TORONTO – The International Monetary Fund says governments with the room to manoeuvre should invest in public infrastructure to stimulate growth while having a clear plan to keep debt at sustainable levels.
“The global economy remains fragile at this time,” the IMF said in an annual fiscal monitor report released Wednesday.
“In this challenging environment, a comprehensive policy package is urgently needed to boost growth and reduce vulnerabilities.”
The IMF says Canada was one of only a few countries planning to raise its public investment ratio this year, as it did in its federal budget. But the IMF didn’t comment on the size of Canada’s projected deficits.

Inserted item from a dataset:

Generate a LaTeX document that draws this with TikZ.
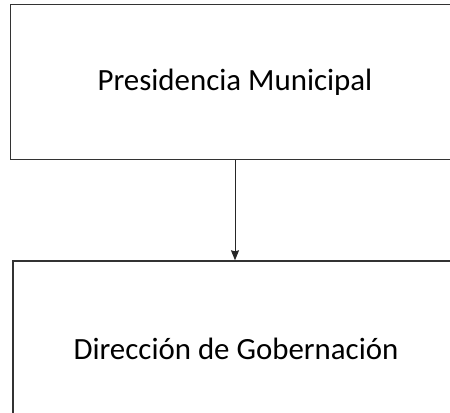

The IMF estimates that Canada’s overall government deficit in 2016 will be equivalent to 2.4 per cent of gross domestic product — up from 1.3 per cent in last year’s IMF estimate for 2016, when the Conservative government was pursing a balanced budget strategy, despite a major drop in oil prices.
The Liberals, who said during last year’s election campaign that deficits of less than $10 billion a year would be necessary for three years, are now projecting a $29.4-billion shortfall in the current 2016-17 financial year and five consecutive annual deficits totalling more than $110 billion.

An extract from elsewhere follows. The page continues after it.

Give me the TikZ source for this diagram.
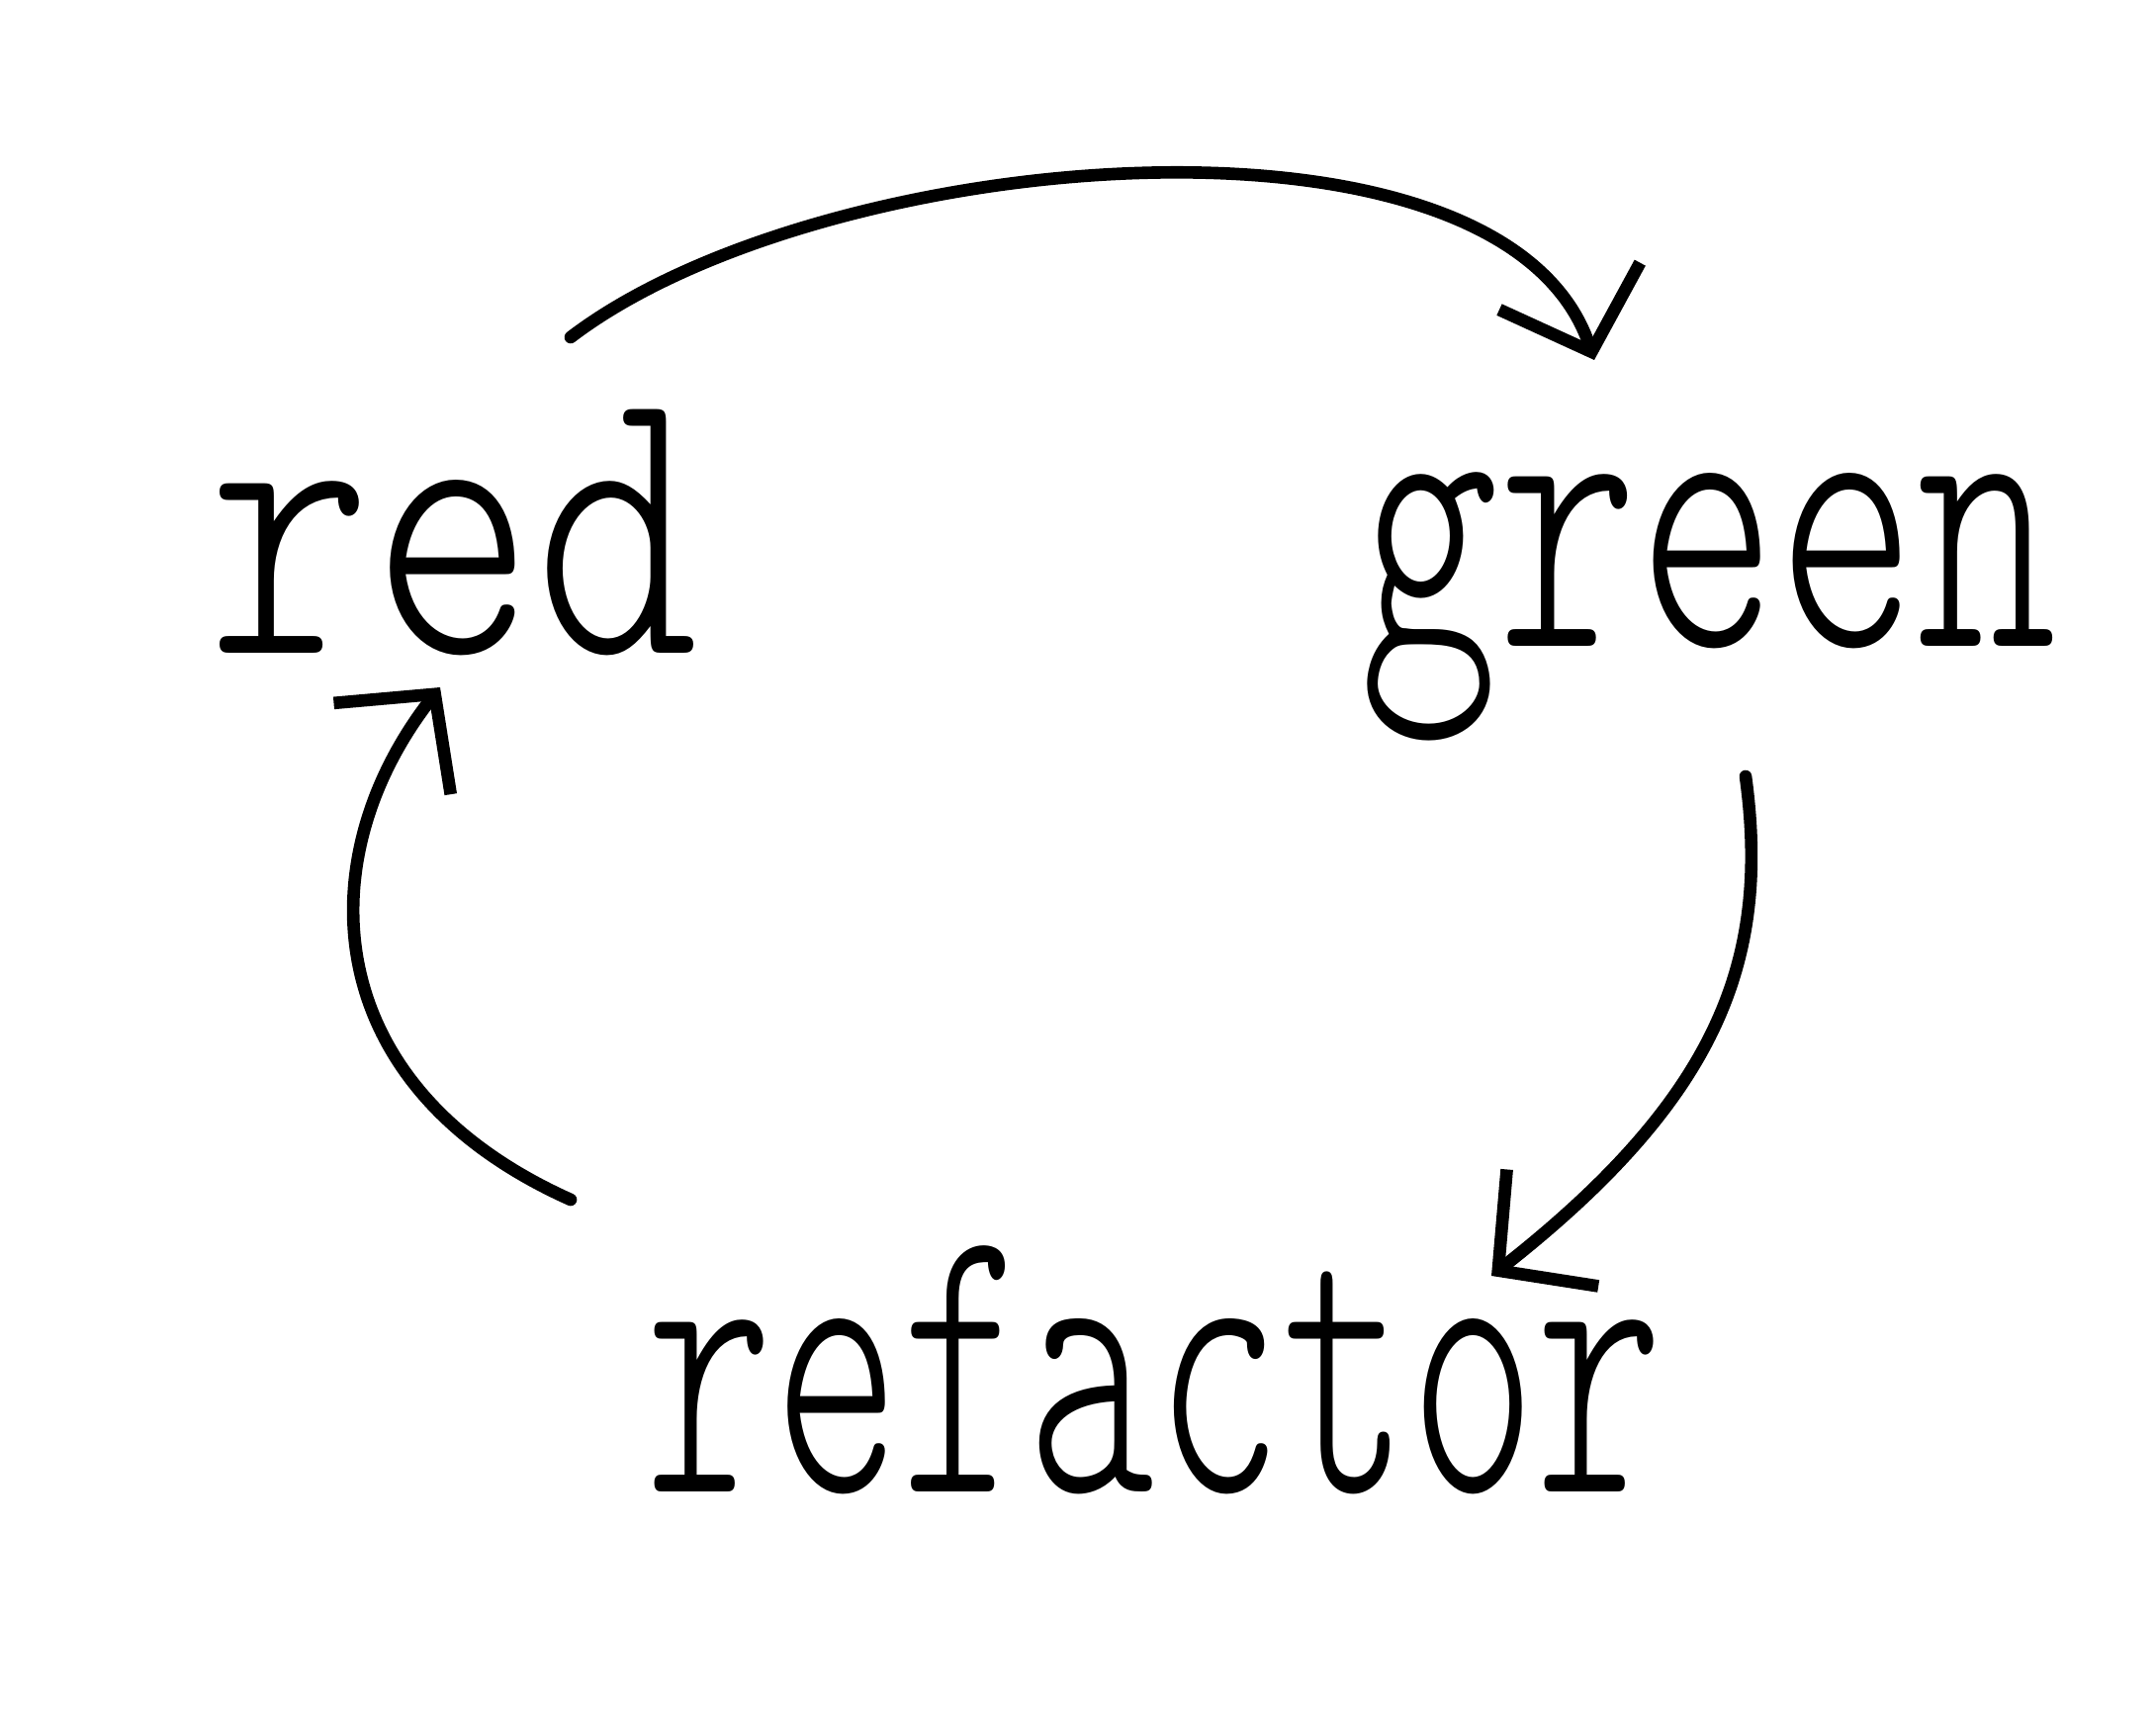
\documentclass[tikz,border=0pt]{standalone}
\usetikzlibrary{arrows.meta}
\begin{document}
\begin{tikzpicture}[x=1cm,y=1cm,
  word/.style={inner sep=0pt, anchor=base, font=\fontfamily{lmtt}\fontseries{l}\fontsize{85}{90}\selectfont},
  pen/.style={line width=3.6pt, line cap=round, line join=round, -{Straight Barb[length=7mm,width=15mm]}}]
\fill[white] (0,0) rectangle (21.8,17.28);
\useasboundingbox (0,0) rectangle (21.8,17.28);
\node[word] (red) at (4.59,10.68) {\scalebox{1.05}[1.35]{red}};
\node[word] (green) at (17.27,10.75) {\scalebox{0.9}[1.35]{green}};
\node[word] (refactor) at (11.68,2.20) {\scalebox{0.82}[1.35]{refactor}};
\coordinate (redout) at (5.77,13.87);
\coordinate (greenin) at (16.12,13.64);
\coordinate (greenout) at (17.65,9.43);
\coordinate (refin) at (15.08,4.38);
\coordinate (refout) at (5.77,5.15);
\coordinate (redin) at (4.45,10.33);
\draw[pen] (redout) .. controls (8.3,15.8) and (15.2,16.4) .. (greenin);
\draw[pen] (greenout) .. controls (17.9,7.6) and (17.4,6.2) .. (refin);
\draw[pen] (refout) .. controls (3.2,6.3) and (3.1,8.6) .. (redin);
\end{tikzpicture}
\end{document}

Some of the budget’s critics have said it doesn’t contain a clear plan for balancing the books within four years in the 2019-20 financial year — another Liberal campaign promise.
The IMF released its annual fiscal monitor Wednesday at its spring meetings in Washington, D.C., shortly after the Bank of Canada upgraded its economic projection for this year, citing the positive effect of the federal government’s spending plan.
The Bank of Canada’s new estimate for 2016 economic growth is 1.7 per cent, up from its previous estimate of 1.4 per cent. That contrasted with the IMF’s decision this week to lower its growth estimate for Canada to 1.5 per cent from 1.7 per cent.
The IMF is also less optimistic about Canada’s real GDP growth in 2017, which it estimates will be 1.9 per cent compared with the Bank of Canada’s estimate of 2.3 per cent.
The Finance Department has estimated that the budget’s measures — including infrastructure investments and tax relief for middle- and low-income households — will add 0.5 per cent to this year’s economic growth and one per cent in 2017-18.
The budget uses a private-sector estimate of 1.4 per cent growth in GDP in 2016 and 2.2 per cent in 2017.